This semi-tropical fruit is included mainly to sustain the principle now so generally favored of growing thick tops in hot, relatively dry climates. Professor Wickson, of California, says: "The best form of tree is a low-headed compact growth. When young the stem must be protected by wrapping with paper or something of the kind until the leaves do that service.
The lower branches will bear the first fruit, and as the tree attains age they will stop growing and can be removed. Thus the head of the trees is raised gradually and space is given for the drooping of the higher branches."
Visitors to California, Florida, and Cuba will be surprised by the thick foliage, under shelter of which perfect oranges develop, just as perfect fruits of all the orchard varieties in the arid States and prairie States east of the Rocky Mountains develop under the shelter of the outer thick foliage of headed-back trees.
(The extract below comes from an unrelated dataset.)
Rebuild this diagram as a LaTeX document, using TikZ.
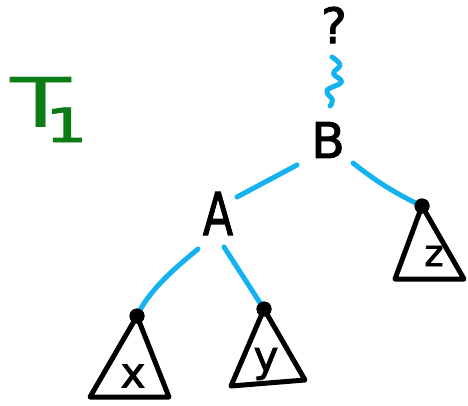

The blossoms and fruit of the quince appear on new shoots of the same season's growth like the hickory, butternut, walnut, and some roses. That is, when growth commences in the spring no flowers appear; but after the terminal shoots have grown several inches the flowers appear at the top of the season's growth. Hence in pruning the quince, any attempt at cutting back will take away all the fruit-bearing wood of that season. Thus the pruning of this class of trees and shrubs, known as "co-terminal," is confined to removing dead wood and the interior growth no longer bearing perfect leaves or fruit.